Nun rasen wir schon fast 10 Tage rum und haben noch immer keinen Kühlschrank, wir waren auf Auktionen, in Secondhandläden, bei Privatleuten entweder war es zu teuer oder es war so alt, so schmutzig das man die Geräte nicht mal mit der Kneifzange anfassen wollte. Aber auch wir sind sehr positiv und geben die Hoffnung nicht auf. Freitags erscheint hier in der Gegend eine kleine lokale Zeitschrift wo Leute alles Mögliche verkaufen. Da bietet Jemand einen Kühlschrank an. Es stellt sich heraus, das es ganz in der Nähe von Smutsville ist, wir fahren dort hin und begutachten das alte Stück. Er ist zwar alt, funktioniert und ist sauber. Mit dem Preis können wir noch etwas verhandeln, da wir unser Anliegen anbringen, der Kühlschrank sei nicht für uns persönlich sondern für Jemand in Smutsville. Wie es der Zufall will, kennen diese Leute Lydia, ihren Sohn und alles was damit zusammenhängt, denn diese Menschen sind sehr mit der Kirche verbunden und da kennt man sich halt hier, anders als vielleicht bei uns, wo man sich manchmal nicht mal in der Gemeinde kennt. Wir bezahlen machen einen Termin aus, ich benachrichtige Lydia, wir haben einen Kühlschrank, kann ihn jemand abholen. Henry (Lydias Sohn) kennt so viel Leute, das dürfte kein Problem sein. Montag 12.00 Uhr verabreden wir uns.

Kein Problem, Henry kommt mit einem Hänger und einem Helfer, der Kühlschrank wird verladen und ab damit nach Smutsville. Lydia und einige Jungs sind schon dort und erwarten uns. Die Teenager sind ganz begeistert und wollen auch gleich zeigen, daß sie kräftig genug sind mit anzupacken. Eins, zwei, drei, steht der Kühlschrank in Ma Lyias Suppen Küche. Alle freuen sich riesig, endlich ein großer Kühlschrank der funktioniert. Wir wünschen schöne Weihnachten und versprechen uns alsbald nach einem Herd zu erkundigen.

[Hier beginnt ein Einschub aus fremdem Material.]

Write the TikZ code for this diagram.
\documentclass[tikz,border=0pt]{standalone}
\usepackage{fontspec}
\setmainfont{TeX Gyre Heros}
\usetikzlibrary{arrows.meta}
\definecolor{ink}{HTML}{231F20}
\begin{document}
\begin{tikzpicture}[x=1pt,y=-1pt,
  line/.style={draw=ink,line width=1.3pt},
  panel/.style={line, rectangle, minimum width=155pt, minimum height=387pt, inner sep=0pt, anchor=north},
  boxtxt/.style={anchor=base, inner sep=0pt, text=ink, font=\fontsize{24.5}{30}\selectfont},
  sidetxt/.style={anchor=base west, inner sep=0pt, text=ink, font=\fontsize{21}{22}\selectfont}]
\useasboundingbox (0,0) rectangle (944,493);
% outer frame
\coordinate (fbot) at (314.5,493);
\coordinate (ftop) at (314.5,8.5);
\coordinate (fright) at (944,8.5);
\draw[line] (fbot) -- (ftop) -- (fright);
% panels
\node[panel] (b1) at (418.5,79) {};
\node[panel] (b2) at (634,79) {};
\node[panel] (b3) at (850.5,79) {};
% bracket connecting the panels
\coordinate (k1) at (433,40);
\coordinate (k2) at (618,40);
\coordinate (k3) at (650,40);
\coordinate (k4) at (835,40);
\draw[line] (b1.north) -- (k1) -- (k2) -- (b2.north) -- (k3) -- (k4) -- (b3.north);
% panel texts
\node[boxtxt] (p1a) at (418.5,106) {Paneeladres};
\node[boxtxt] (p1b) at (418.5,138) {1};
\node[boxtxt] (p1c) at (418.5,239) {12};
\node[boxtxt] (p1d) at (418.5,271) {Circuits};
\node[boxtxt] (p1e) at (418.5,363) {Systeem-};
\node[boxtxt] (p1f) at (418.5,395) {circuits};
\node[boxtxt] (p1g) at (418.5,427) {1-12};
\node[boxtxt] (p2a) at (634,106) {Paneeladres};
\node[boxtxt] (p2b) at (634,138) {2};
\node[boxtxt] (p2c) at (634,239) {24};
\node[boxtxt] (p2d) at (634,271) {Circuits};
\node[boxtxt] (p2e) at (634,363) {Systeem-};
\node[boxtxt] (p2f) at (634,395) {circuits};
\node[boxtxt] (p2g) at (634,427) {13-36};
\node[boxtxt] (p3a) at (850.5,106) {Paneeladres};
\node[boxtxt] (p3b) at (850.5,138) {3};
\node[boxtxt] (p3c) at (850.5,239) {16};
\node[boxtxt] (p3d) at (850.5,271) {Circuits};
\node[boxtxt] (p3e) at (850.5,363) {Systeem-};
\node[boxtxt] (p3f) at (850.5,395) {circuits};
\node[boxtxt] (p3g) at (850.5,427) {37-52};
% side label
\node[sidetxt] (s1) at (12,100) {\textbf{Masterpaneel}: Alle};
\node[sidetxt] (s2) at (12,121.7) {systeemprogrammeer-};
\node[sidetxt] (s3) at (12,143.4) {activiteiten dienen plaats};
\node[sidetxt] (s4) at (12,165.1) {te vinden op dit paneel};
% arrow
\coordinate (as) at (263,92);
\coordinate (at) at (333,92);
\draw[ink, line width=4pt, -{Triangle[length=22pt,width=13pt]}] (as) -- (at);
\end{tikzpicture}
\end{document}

Seit Tagen sind wir schon wieder unterwegs um einen gut gebrauchten Herd zu kaufen es ist aber auch in diesem Fall nicht viel anders als mit dem Kuehlschrank. Was man in Secondhand Läden an gebrauchten Dingen angeboten bekommt, würde in Deutschland auf dem Schrottplatz landen. Wir geben aber nicht auf, denn es wird auch wieder eine Gelegenheit kommen um einen guten gebrauchten Herd zu kaufen, wir halten unsere Augen offen. Nun haben wir endlich einen Herd gefunden, doch wir können ihn nicht kaufen, weil der Inhaber des Ladens schon einen kleinen Geldbetrag als Anzahlung von Jemand vor 2 Monaten bekommen hat. Er verlängert die Frist ständig für denjenigen, der diesen Herd kaufen will. Wir sind seit Neujahr fast täglich dort und fragen nach ob der Herd schon abgeholt ist. Nein, noch nicht, jetzt vereinbaren wir, wenn der Herd bis zum 10. Januar nicht abgeholt wird, können wir ihn für Smutsville kaufen. Wir beten, daß wir den Herd bekommen.

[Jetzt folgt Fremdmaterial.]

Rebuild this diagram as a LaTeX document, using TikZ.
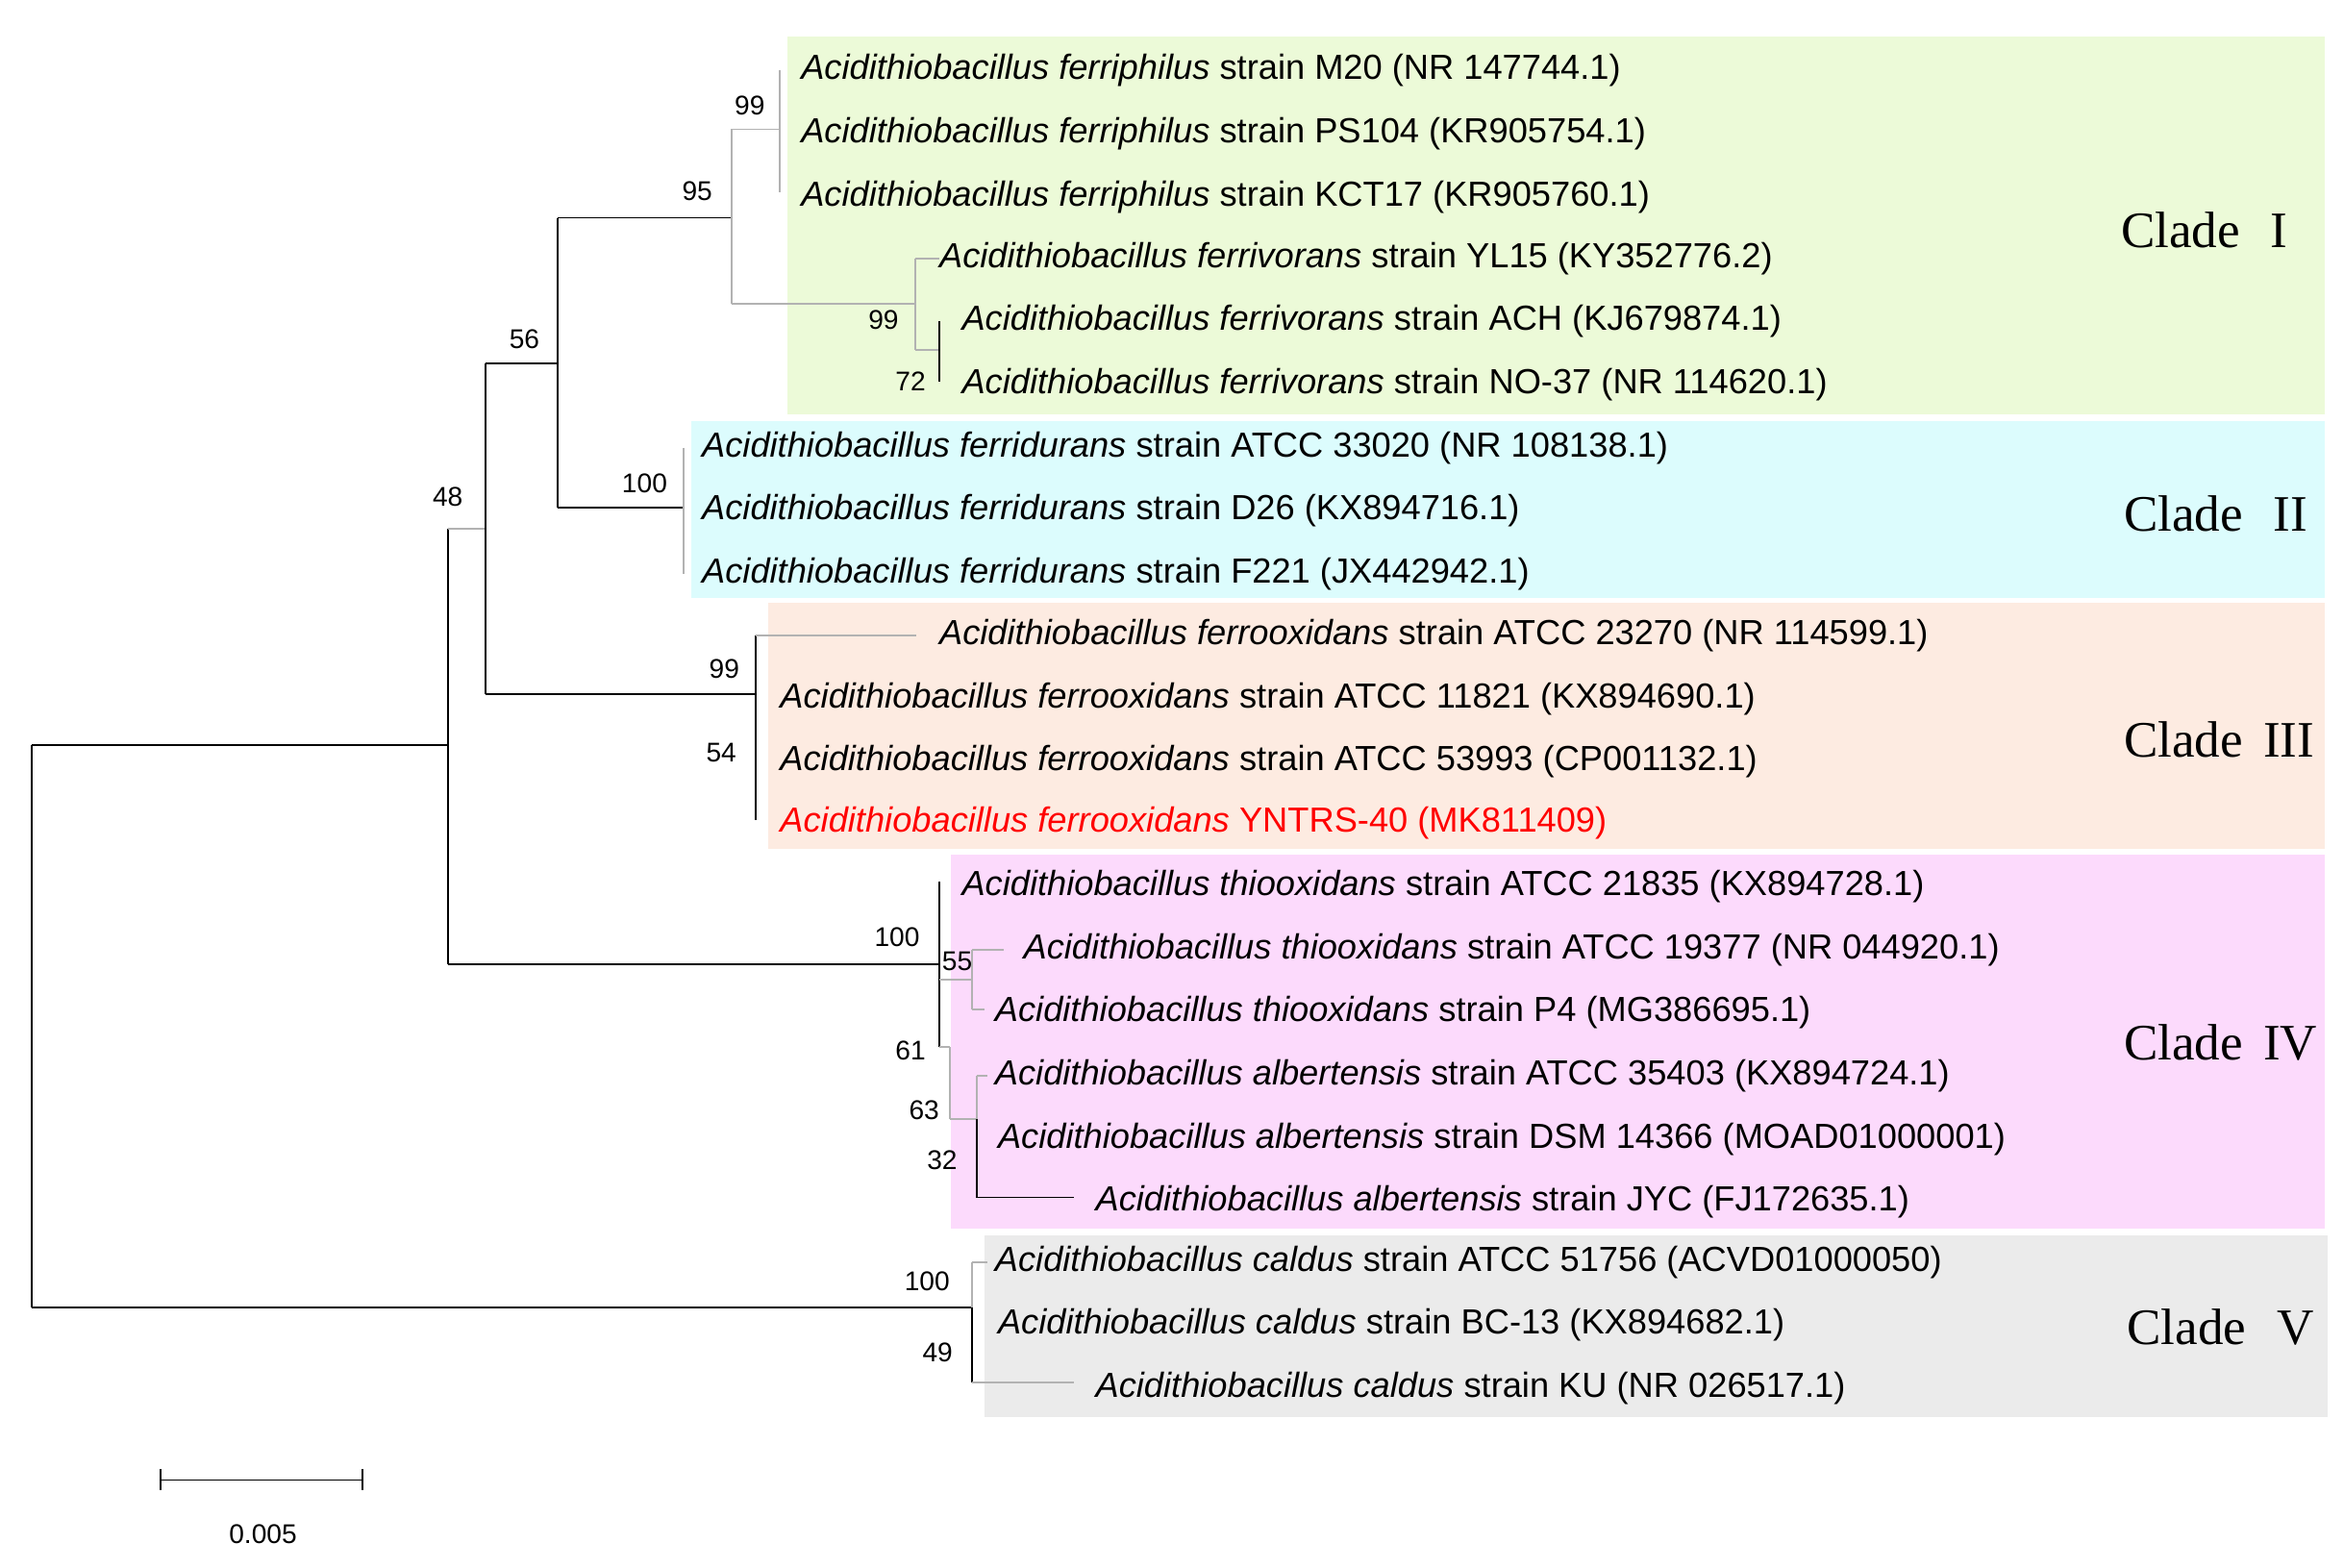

Einen Küchenschrank haben wir inzwischen auch in dem Secondhandladen gefunden. Es ist der 10. Januar 2005. Wir wollen nun endlich wissen ob der große Herd für uns zu kaufen ist. Endlich haben wir die Zusage.

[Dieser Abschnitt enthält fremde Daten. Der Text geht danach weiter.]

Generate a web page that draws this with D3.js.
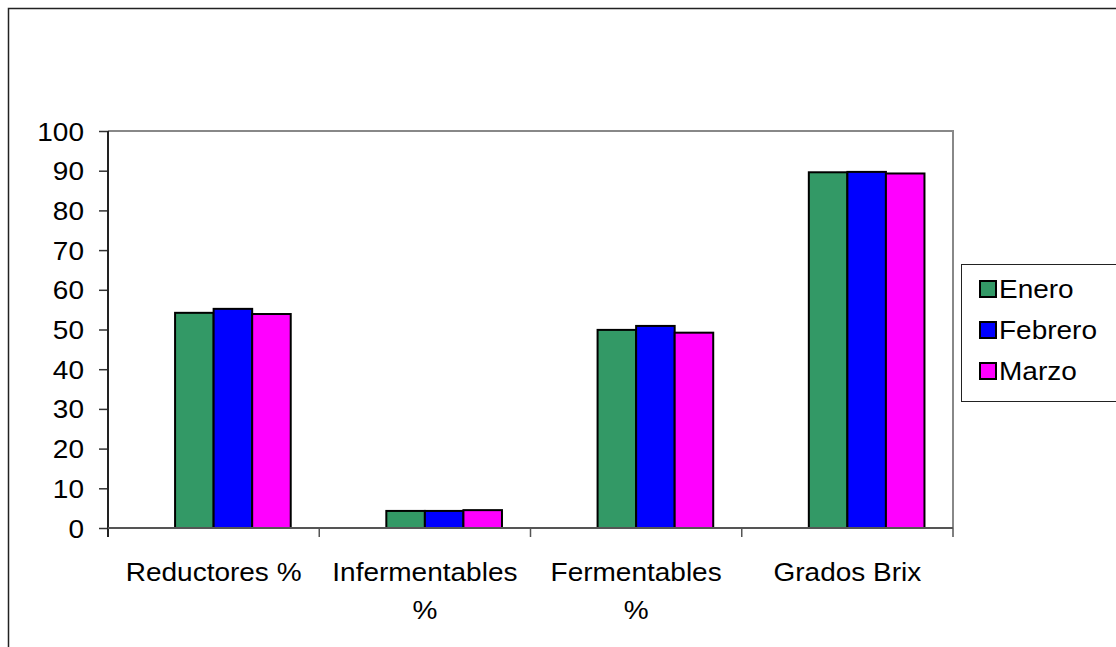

Der Transport wird organisiert und der Herd geht nach Smutsville. Aber ohne eine richtige Stromverbindung wollen wir den Herd nicht anschließen, denn das ist zu gefährlich. Man schließt nämlich hier kurzerhand diese Geräte an eine normale Stromversorgung und da kann man sich vorstellen was da passieren kann. Somit muß nun noch ein Elektriker kommen, eine Leitung legen und dann wird der Herd angeschlossen und Lydia ist überglücklich.